Bingo 12: Dwelling
There’s a probably slightly magically sentient house in this novel, both in the title The Witches of Moonshyne Manor, and in the background as a character, but mostly as a big part of the setting. The magic manor is only one of many many tropes in this novel, to the point where I’m not sure whether this whole novel is full of clichés or it’s actually mildly ironically self-aware.
There’s a sisterhood of witches with the leader type (Queenie), the sexy one (Jezebel, obvs), the plant based one (Ivy), the animal lover (Tabby – do we see the themes in the names yet?), Ursula the clairvoyant, and Ruby (spoilers on who/what she does). Slight twist: everyone is around 80 years old for the now-times parts of the story. There’s also the young innocent who wanders into the middle of the trouble, although she sort of volunteers for some of it (teenager Persephone who is totally into patriarchy bashing, via her chosen mode of TikTok).
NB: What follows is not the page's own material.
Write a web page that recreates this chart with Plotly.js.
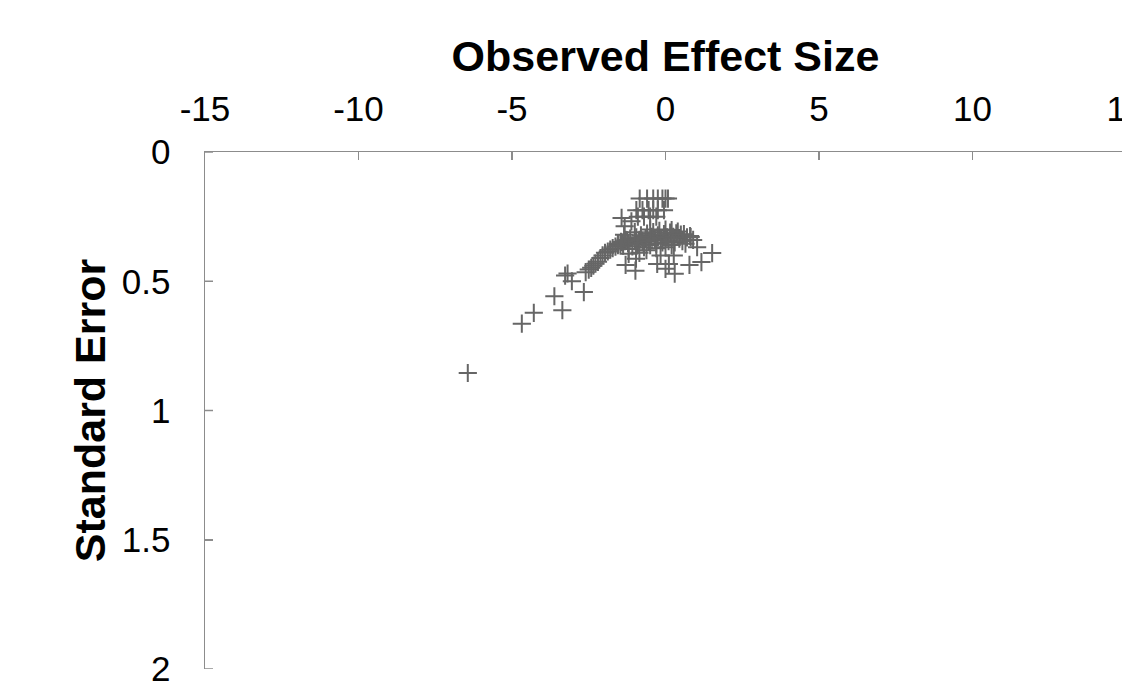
<!DOCTYPE html>
<html>
<head>
<meta charset="utf-8">
<script src="https://cdn.plot.ly/plotly-3.0.1.min.js"></script>
<style>
html,body{margin:0;padding:0;overflow:hidden;background:#fff;}
#chart{width:1150px;height:700px;}
</style>
</head>
<body>
<div id="chart"></div>
<script>
// Observed effect size (x) and standard error (y)
const effectSize = [
  -6.44,-4.68,-4.29,-3.62,-3.36,-3.27,-3.19,-3.05,-2.66,-2.60,
  -2.50,-2.42,-2.35,-2.28,-2.20,-2.12,-2.05,-1.97,-1.88,-1.80,-1.72,-1.63,-1.55,-1.47,-1.40,-1.32,-1.25,
  -0.84,-0.60,-0.40,-0.25,-0.10,0.00,0.08,
  -0.95,-0.75,-0.55,-0.40,-0.25,-0.05,
  -1.43,-1.33,-1.11,-0.90,-0.70,-0.50,-0.30,
  -1.55,-1.45,-1.38,-1.30,-1.22,-1.15,-1.08,-1.00,-0.95,-0.90,-0.85,-0.80,-0.75,-0.70,-0.65,-0.60,-0.55,-0.50,-0.45,-0.40,-0.35,-0.30,-0.25,-0.20,-0.15,-0.10,-0.05,0.00,0.05,0.10,0.15,0.20,0.25,0.30,0.35,0.40,0.45,0.50,0.55,0.60,0.70,0.80,0.90,-0.62,-0.30,0.00,-1.20,-0.85,0.20,-0.50,-1.00,-1.35,
  1.52,1.03,1.17,0.78,0.27,0.30,0.11,-0.27,-0.16,-0.98,-1.30,-0.96,-1.20,0.82,0.65,0.00
];
const standardError = [
  0.855,0.664,0.622,0.558,0.612,0.478,0.470,0.500,0.542,0.465,
  0.455,0.448,0.440,0.432,0.425,0.410,0.400,0.390,0.385,0.378,0.372,0.366,0.360,0.356,0.350,0.345,0.342,
  0.180,0.180,0.180,0.180,0.180,0.180,0.180,
  0.225,0.225,0.225,0.225,0.225,0.225,
  0.255,0.287,0.268,0.250,0.250,0.250,0.250,
  0.355,0.348,0.362,0.340,0.352,0.335,0.365,0.345,0.330,0.358,0.340,0.322,0.350,0.368,0.333,0.316,0.345,0.360,0.328,0.310,0.340,0.355,0.322,0.305,0.335,0.350,0.318,0.300,0.330,0.345,0.312,0.302,0.328,0.350,0.315,0.308,0.335,0.320,0.345,0.318,0.330,0.325,0.340,0.380,0.372,0.368,0.375,0.390,0.360,0.300,0.310,0.320,
  0.391,0.368,0.426,0.437,0.400,0.471,0.433,0.433,0.400,0.459,0.437,0.413,0.394,0.329,0.355,0.452
];
const xTicks = [-15,-10,-5,0,5,10,15];
const xTickText = ['-15','-10','-5','0','5','10','15'];
const yTicks = [0,0.5,1,1.5,2];
const yTickText = ['0','0.5','1','1.5','2'];

const font = 'Arial, "Liberation Sans", sans-serif';
const axisGrey = '#8c8c8c';

// short inward tick marks on the y axis (at the y tick values)
const yTickShapes = yTicks.map(v => ({
  type: 'line', xref: 'paper', yref: 'y',
  x0: 0, x1: 8 / 921, y0: v, y1: v,
  line: {color: axisGrey, width: 1.5}
}));

Plotly.newPlot('chart', [{
  type: 'scatter',
  mode: 'markers',
  x: effectSize,
  y: standardError,
  marker: {
    symbol: 'cross-thin-open',
    size: 13,
    color: '#666666',
    line: {color: '#666666', width: 2}
  },
  hoverinfo: 'x+y'
}], {
  width: 1150,
  height: 700,
  margin: {l: 205, r: 24, t: 152, b: 31},
  paper_bgcolor: '#ffffff',
  plot_bgcolor: '#ffffff',
  showlegend: false,
  font: {family: font, color: '#000000'},
  shapes: yTickShapes,
  xaxis: {
    side: 'top',
    range: [-15, 15],
    tickmode: 'array',
    tickvals: xTicks,
    ticktext: xTickText,
    ticks: 'inside',
    ticklen: 8,
    tickwidth: 1.5,
    tickcolor: axisGrey,
    showline: true,
    linecolor: axisGrey,
    linewidth: 1.5,
    showgrid: false,
    zeroline: false,
    tickfont: {family: font, size: 35, color: '#000000'},
    ticklabelstandoff: 16,
    ticklabeloverflow: 'allow',
    title: {text: '<b>Observed Effect Size</b>', font: {family: font, size: 43, color: '#000000'}, standoff: 3}
  },
  yaxis: {
    range: [2, 0],
    tickmode: 'array',
    tickvals: yTicks,
    ticktext: yTickText,
    ticks: 'inside',
    ticklen: 8,
    tickwidth: 1.5,
    tickcolor: axisGrey,
    showline: true,
    linecolor: axisGrey,
    linewidth: 1.5,
    showgrid: false,
    zeroline: false,
    tickfont: {family: font, size: 35, color: '#000000'},
    ticklabelstandoff: 26,
    ticklabeloverflow: 'allow',
    title: {text: '<b>Standard Error</b>', font: {family: font, size: 43, color: '#000000'}, standoff: 3}
  }
}, {displayModeBar: false, staticPlot: true});
</script>
</body>
</html>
The plot threads include the love triangle that’s more of a scatterplot, the Faustian bargain with a dark wizard to save the manor and distillery that the ladies run, a magical ball game that’s a cross between pickleball and pool that involves fire, a ghost, a talking familiar, the mob of townsfolk (Viking horns, camo etc. included), the crazed guy who wants to destroy the sisterhood for some vague family wrong from a generation or three ago, rituals in the woods, and then there’s the secrets multiple witches are keeping from her sisters, the heist that both succeeded and went horribly wrong several decades ago, and the lore of the family grimoire (recipes included).
Sometimes it feels like someone’s trying to be too clever or overdoing the feminist theme; the reason the mob want to destroy the witches is so that they can demolish the manor and distillery to build “Man World” (actual name of proposed shooting range etc. place) led by the Reverend Cotton Mather; Persephone’s dog is named Ruth Bader Ginsburg; the secret the witches tell Persephone about their products (it involves a secret ingredient for the purposes of patriarchy subversion), etc.
This is still a good summer read type of book, although there’s quite a lot that’s underdeveloped (the dark wizard Charon or how the witches got so far behind on their mortgage). Also, warning: this story is narrated in the present tense. Personally, I hate that, and the story never managed to distract me from that for long. The narrator also drops hints in a few places that never go anywhere but are not necessarily red herrings; jerk.